If you’re tired of the typical doom and gloom being written about the Chinese economy, you might want to look at what Noah Smith is saying over at Bloomberg Views.
This assistant professor of finance at Stony Brook University in New York writes that while a permanent Chinese slowdown is possible, it’s highly unlikely. Though the country is experiencing the bursting of a land price bubble, combined with vast industrial overcapacity, he thinks China has a lot more room to grow.
He said “the country’s per capita gross domestic product, measured in purchasing power parity terms, is still only about $13,000. Japan, in contrast, stands at about $38,000 and South Korea at more than $35,000.” Smith finds it unlikely that the average Chinese person would max out at just one-third as productive as a Japanese or Korean person.

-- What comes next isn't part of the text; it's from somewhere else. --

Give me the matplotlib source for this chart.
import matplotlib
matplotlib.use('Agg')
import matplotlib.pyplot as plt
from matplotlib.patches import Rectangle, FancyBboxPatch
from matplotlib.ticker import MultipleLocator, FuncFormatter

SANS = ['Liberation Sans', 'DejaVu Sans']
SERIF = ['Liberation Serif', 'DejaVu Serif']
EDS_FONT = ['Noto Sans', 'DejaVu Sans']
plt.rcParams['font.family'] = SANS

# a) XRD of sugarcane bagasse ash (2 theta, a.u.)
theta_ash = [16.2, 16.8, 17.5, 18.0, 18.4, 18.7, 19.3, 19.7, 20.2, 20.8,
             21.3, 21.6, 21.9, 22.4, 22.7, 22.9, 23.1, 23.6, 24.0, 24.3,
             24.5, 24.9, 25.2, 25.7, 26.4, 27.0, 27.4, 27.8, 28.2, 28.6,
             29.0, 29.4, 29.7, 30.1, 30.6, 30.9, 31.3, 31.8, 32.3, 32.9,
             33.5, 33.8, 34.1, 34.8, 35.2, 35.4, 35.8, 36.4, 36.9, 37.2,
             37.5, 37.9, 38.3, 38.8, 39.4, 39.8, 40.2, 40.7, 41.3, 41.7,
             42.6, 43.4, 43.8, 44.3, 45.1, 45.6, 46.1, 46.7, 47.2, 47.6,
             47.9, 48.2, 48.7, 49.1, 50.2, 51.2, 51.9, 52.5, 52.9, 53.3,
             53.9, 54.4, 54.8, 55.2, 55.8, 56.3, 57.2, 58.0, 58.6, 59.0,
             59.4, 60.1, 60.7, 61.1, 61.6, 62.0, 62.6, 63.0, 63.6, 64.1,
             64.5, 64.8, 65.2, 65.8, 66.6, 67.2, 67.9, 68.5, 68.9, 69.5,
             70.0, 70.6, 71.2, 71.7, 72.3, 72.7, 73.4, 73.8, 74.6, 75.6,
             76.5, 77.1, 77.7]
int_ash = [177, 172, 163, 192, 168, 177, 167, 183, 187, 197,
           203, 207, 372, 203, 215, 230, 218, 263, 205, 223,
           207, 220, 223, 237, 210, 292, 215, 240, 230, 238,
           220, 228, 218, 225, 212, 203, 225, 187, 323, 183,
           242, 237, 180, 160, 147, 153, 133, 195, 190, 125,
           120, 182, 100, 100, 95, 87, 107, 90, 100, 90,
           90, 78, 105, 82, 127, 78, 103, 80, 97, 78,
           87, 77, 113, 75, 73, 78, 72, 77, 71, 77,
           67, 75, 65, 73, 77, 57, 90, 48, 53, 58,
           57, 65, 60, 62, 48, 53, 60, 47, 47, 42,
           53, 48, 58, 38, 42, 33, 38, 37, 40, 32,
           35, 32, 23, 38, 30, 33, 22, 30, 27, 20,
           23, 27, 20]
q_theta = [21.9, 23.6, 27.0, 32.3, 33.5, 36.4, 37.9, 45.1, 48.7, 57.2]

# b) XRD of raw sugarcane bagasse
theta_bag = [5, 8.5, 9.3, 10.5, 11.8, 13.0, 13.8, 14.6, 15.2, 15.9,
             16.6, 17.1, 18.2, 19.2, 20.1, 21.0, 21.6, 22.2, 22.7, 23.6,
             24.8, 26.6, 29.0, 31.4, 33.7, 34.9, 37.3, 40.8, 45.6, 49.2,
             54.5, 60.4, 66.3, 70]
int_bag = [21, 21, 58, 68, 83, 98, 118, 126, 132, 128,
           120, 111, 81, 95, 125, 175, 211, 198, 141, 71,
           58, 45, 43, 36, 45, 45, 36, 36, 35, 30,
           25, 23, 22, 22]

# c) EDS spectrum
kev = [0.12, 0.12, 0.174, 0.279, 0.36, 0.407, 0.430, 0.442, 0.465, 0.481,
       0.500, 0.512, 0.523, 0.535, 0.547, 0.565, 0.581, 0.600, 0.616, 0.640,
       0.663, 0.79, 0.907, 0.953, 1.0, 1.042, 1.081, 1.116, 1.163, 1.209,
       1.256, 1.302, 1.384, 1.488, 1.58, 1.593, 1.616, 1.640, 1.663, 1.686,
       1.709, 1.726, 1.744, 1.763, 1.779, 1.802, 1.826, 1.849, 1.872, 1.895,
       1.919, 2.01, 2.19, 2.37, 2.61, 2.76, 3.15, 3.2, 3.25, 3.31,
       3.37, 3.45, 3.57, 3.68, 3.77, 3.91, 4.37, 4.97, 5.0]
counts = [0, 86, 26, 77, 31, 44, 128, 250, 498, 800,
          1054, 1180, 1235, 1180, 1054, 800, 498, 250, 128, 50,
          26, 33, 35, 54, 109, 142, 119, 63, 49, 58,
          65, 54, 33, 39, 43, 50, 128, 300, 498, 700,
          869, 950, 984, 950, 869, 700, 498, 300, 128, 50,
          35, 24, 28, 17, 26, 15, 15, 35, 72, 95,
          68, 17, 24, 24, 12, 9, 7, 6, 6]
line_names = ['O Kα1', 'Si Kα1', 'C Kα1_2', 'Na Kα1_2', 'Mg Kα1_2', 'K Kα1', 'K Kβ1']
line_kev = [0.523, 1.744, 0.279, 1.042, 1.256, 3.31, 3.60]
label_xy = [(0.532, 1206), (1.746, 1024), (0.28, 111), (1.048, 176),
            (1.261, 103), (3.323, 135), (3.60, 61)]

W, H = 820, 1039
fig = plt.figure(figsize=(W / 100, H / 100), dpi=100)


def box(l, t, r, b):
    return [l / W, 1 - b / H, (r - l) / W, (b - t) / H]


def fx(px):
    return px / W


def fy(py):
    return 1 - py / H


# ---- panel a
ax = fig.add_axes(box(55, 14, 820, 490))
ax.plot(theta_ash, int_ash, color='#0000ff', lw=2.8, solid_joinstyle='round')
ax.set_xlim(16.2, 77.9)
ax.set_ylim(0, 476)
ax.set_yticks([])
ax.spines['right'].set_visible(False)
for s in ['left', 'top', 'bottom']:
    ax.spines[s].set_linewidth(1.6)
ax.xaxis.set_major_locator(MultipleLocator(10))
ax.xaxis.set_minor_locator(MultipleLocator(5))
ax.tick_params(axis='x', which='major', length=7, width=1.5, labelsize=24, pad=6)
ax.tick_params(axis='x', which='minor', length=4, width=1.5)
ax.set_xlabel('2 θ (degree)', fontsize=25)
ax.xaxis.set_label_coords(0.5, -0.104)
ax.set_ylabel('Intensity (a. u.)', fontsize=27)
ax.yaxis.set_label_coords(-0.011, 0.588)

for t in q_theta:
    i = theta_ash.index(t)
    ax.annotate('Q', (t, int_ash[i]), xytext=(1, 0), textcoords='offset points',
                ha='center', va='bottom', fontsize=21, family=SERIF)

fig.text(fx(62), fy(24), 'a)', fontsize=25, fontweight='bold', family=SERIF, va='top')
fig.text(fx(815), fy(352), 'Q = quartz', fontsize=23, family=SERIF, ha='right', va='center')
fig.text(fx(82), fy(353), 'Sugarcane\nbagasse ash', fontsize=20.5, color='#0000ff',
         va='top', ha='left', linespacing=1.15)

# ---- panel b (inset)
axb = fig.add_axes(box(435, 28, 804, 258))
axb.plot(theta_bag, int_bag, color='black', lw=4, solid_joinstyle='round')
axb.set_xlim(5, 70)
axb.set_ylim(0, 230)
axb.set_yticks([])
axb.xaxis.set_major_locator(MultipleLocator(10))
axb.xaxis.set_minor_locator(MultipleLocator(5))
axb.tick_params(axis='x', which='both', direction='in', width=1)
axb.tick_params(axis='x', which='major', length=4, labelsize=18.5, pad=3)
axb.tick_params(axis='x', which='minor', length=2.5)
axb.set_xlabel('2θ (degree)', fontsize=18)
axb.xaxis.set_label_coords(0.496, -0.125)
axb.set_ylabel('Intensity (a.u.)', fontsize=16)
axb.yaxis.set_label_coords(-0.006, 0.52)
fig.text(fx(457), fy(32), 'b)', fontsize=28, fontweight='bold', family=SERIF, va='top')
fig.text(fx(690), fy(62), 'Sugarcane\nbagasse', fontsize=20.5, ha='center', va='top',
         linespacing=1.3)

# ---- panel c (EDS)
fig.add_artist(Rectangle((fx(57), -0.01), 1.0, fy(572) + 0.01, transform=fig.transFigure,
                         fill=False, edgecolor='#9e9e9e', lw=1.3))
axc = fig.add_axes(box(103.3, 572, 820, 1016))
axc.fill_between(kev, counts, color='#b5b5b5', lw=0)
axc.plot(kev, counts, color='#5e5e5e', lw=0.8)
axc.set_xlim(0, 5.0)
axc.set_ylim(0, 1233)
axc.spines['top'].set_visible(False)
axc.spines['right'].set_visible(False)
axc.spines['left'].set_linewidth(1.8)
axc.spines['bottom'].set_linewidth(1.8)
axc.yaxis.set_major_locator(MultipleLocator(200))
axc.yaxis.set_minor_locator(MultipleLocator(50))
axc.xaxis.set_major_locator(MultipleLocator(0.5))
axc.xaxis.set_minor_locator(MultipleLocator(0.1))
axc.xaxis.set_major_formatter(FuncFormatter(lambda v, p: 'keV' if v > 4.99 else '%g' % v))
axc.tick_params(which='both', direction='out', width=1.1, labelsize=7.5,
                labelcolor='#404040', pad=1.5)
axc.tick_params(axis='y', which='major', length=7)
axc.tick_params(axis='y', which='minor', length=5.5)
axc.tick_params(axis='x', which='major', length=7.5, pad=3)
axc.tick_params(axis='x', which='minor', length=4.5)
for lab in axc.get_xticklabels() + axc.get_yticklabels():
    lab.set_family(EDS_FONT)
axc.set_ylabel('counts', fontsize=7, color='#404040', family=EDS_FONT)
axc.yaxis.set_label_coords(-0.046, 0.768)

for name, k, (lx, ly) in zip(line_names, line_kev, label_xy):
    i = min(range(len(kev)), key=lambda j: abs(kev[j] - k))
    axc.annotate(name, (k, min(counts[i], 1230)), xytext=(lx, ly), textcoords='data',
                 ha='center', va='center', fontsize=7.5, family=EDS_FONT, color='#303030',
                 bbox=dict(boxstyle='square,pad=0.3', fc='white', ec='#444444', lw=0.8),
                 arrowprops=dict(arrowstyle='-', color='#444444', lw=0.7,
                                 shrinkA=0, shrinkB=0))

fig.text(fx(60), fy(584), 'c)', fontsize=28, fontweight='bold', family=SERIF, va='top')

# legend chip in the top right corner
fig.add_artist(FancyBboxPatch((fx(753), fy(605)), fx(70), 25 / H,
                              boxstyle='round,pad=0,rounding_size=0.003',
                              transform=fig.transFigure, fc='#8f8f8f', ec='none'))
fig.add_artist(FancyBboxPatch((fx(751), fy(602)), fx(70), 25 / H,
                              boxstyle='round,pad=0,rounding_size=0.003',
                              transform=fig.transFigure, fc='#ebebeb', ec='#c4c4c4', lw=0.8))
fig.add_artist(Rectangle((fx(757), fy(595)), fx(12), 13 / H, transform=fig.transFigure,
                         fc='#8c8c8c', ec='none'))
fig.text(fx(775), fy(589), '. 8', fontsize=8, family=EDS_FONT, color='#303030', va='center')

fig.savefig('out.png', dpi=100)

He points to two big reasons for believing China has a longer road to run. First, is its huge size. “A large, dense market gives rise to agglomeration effects, where companies want to locate near to consumers, and consumers — who are also workers — want to live near their employers.”
Smith also likes that China is open to foreign technology. And while a significant part comes from stealing from competitor nations, some of it comes from reverse engineering to create their own products.

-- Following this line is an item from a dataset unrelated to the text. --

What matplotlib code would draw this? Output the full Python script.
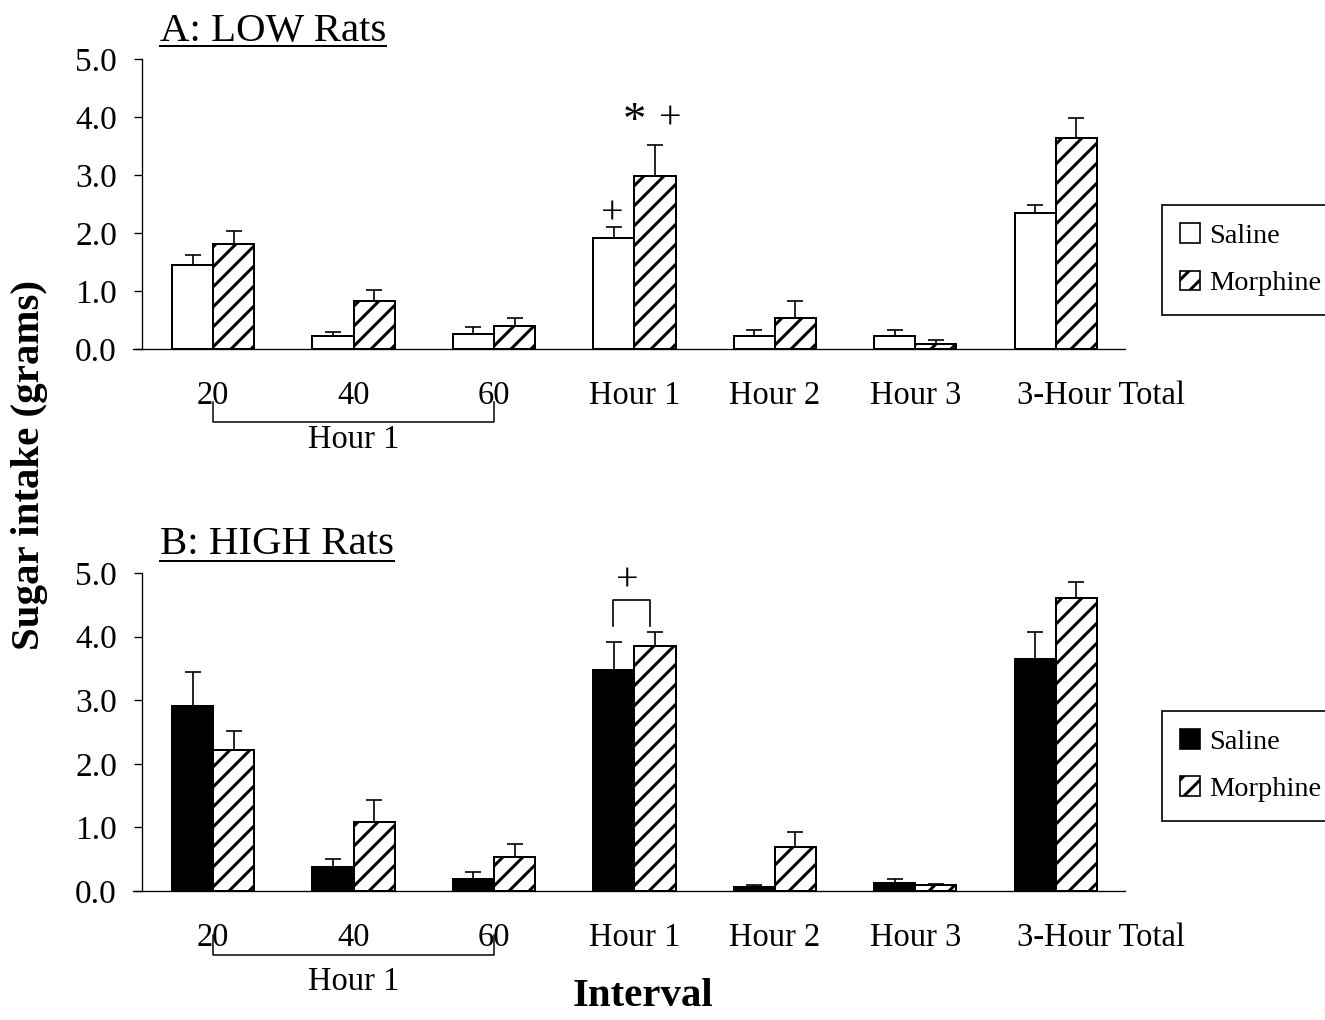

And while the authoritarian government will eventually limit the country’s potential for growth, China could see GDP reach 70% of the levels seen in Japan and South Korea.
He points to two economists at the Federal Reserve Bank of St. Louis who have found that if China reaches South Korean levels of income, it will grow robustly throughout the 2020s and then slow down.
Based on this Smith expects this economic downturn to be a minor stumble with growth returning to 7%. He says the “country has one big run left in it” and expects it to last for much of the 2020s.